We hosted a conference recently focusing on AIDS and the important role of the Vatican’s Good Samaritan Foundation, involving Caritas International and experts from the United Nations.

Attention was given to AIDS treatment, where the money needs to be spent, and showing the important role the Good Samaritan Foundation plays, as well as the important role PEPFAR is playing. Around 27% of all people with AIDS are being treated by Catholic organizations.

It is another area where the Holy See and the United States have very common objectives and are pursing parallel tracks very much in line with each other.

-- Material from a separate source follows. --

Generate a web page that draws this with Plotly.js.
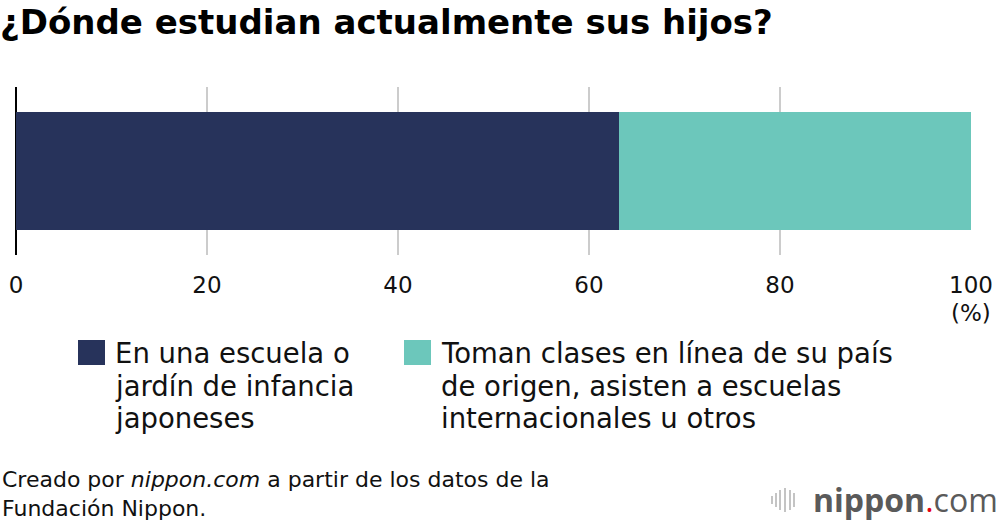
<!DOCTYPE html>
<html>
<head>
<meta charset="utf-8">
<script src="https://cdn.plot.ly/plotly-3.0.1.min.js"></script>
<style>html,body{margin:0;padding:0;background:#fff;}#chart{width:1000px;height:524px;}</style>
</head>
<body>
<div id="chart"></div>
<script>
// ---- data ----
const categories = [''];
const seriesNames = [
  'En una escuela o<br>jardín de infancia<br>japoneses',
  'Toman clases en línea de su país<br>de origen, asisten a escuelas<br>internacionales u otros'
];
const seriesValues = [[63.1], [36.9]];
const tickValues = [0, 20, 40, 60, 80, 100];
const tickLabels = ['0', '20', '40', '60', '80', '100'];

// ---- style ----
const colors = ['#27335b', '#6cc7bb'];
const FONT = 'DejaVu Sans, Liberation Sans, Arial, sans-serif';
const W = 1000, H = 524;
const M = {l: 16, r: 29, t: 87, b: 269};
const PW = W - M.l - M.r, PH = H - M.t - M.b;
const px = x => (x - M.l) / PW;
const py = y => (H - M.b - y) / PH;

const traces = seriesNames.map((name, i) => ({
  type: 'bar',
  orientation: 'h',
  y: categories,
  x: seriesValues[i],
  name: name.replace(/<br>/g, ' '),
  marker: {color: colors[i], line: {width: 0}},
  hoverinfo: 'x+name'
}));

const legendX = [78, 404];
const shapes = [];
const annotations = [];
seriesNames.forEach((name, i) => {
  shapes.push({type: 'rect', xref: 'paper', yref: 'paper',
    x0: px(legendX[i]), x1: px(legendX[i] + 27), y0: py(340), y1: py(365),
    fillcolor: colors[i], line: {width: 0}});
  name.split('<br>').forEach((line, j) => {
    annotations.push({xref: 'paper', yref: 'paper', x: px(legendX[i] + 35), y: py(353 + j * 32.5),
      xanchor: 'left', yanchor: 'middle', align: 'left', showarrow: false,
      text: line, font: {family: FONT, size: 27.5, color: '#111'}});
  });
});

annotations.push({xref: 'x', yref: 'paper', x: 100, y: py(313), xanchor: 'center', yanchor: 'middle',
  showarrow: false, text: '(%)', font: {family: FONT, size: 23, color: '#111'}});

annotations.push({xref: 'paper', yref: 'paper', x: px(0), y: py(494), xanchor: 'left', yanchor: 'middle',
  align: 'left', showarrow: false,
  text: 'Creado por <i>nippon.com</i> a partir de los datos de la<br>Fundación Nippon.',
  font: {family: FONT, size: 22, color: '#111'}});

// logo
annotations.push({xref: 'paper', yref: 'paper', x: px(1000), y: py(500), xanchor: 'right', yanchor: 'middle',
  showarrow: false,
  text: '<b>nippon</b><span style="color:#e60012">.</span>com',
  font: {family: 'Open Sans, sans-serif', size: 32, color: '#5a5a5a'}});
const logoBars = [[772, 8], [776, 14], [780, 20], [785, 24], [790, 20], [794, 14]];
logoBars.forEach(([x, h]) => {
  shapes.push({type: 'line', xref: 'paper', yref: 'paper',
    x0: px(x), x1: px(x), y0: py(500 - h / 2), y1: py(500 + h / 2),
    line: {color: '#c4c4c4', width: 2}});
});

const layout = {
  width: W, height: H,
  margin: M,
  paper_bgcolor: '#fff', plot_bgcolor: '#fff',
  barmode: 'stack',
  bargap: 0.3,
  showlegend: false,
  title: {text: '<b>¿Dónde estudian actualmente sus hijos?</b>', xref: 'container', yref: 'container',
    x: 0, xanchor: 'left', y: 1 - 22 / H, yanchor: 'middle',
    font: {family: FONT, size: 34, color: '#000'}},
  xaxis: {range: [0, 100], tickvals: tickValues, ticktext: tickLabels,
    showgrid: true, gridcolor: '#cccccc', gridwidth: 2,
    zeroline: true, zerolinecolor: '#000', zerolinewidth: 2,
    showline: false, ticks: 'outside', ticklen: 9, tickcolor: 'rgba(0,0,0,0)',
    tickfont: {family: FONT, size: 23, color: '#111'}, fixedrange: true},
  yaxis: {range: [-0.5, 0.5], visible: false, fixedrange: true},
  shapes: shapes,
  annotations: annotations
};

Plotly.newPlot('chart', traces, layout, {displayModeBar: false, staticPlot: true});
</script>
</body>
</html>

It’s a similar discussion about climate change and emissions. What the president has said is that there are certain countries that produce most of the serious emissions, and everybody knows who they are.

The way to deal with these emissions is to use advanced technologies to solve the problem, not just move them to another country.

I think it is logical to make available the technologies to countries that need it the most to solve the problem for everyone. I saw recently that U.N. Secretary-General Ban Ki-moon has also said the same thing.

Q: You have spoken already about some of the points of convergence between present U.S. government and the Holy See, but what do you see as the main areas of divergence?

Ambassador Rooney: I don’t know that there are very many areas of divergence. There have been some in the past — certainly the well-known position of the Holy See about the entry into the war in Iraq.

But since then, the Holy See’s support of the efforts of the coalition to bring stability to the country and freedom to create a decent place for people to live to raise their families shows that there has been some convergence there.

Q: There has been a lot of discussion about the persecution of Christians in Iraq, including a recent statement made by the head of the Chaldean Church Patriarch Emmanuel III Delly of Baghdad. Is this something that will be discussed by Bush and Benedict XVI?

Ambassador Rooney: It could be. The Holy Father represents Christians and we are a major part of the coalition forces trying to bring stability to Iraq.

We share the same goals of creating stability and opportunity, while providing freedom and safety for the Iraqi people. In that sense, the Holy See has been supportive of the nation-building and community-building efforts of the coalition forces.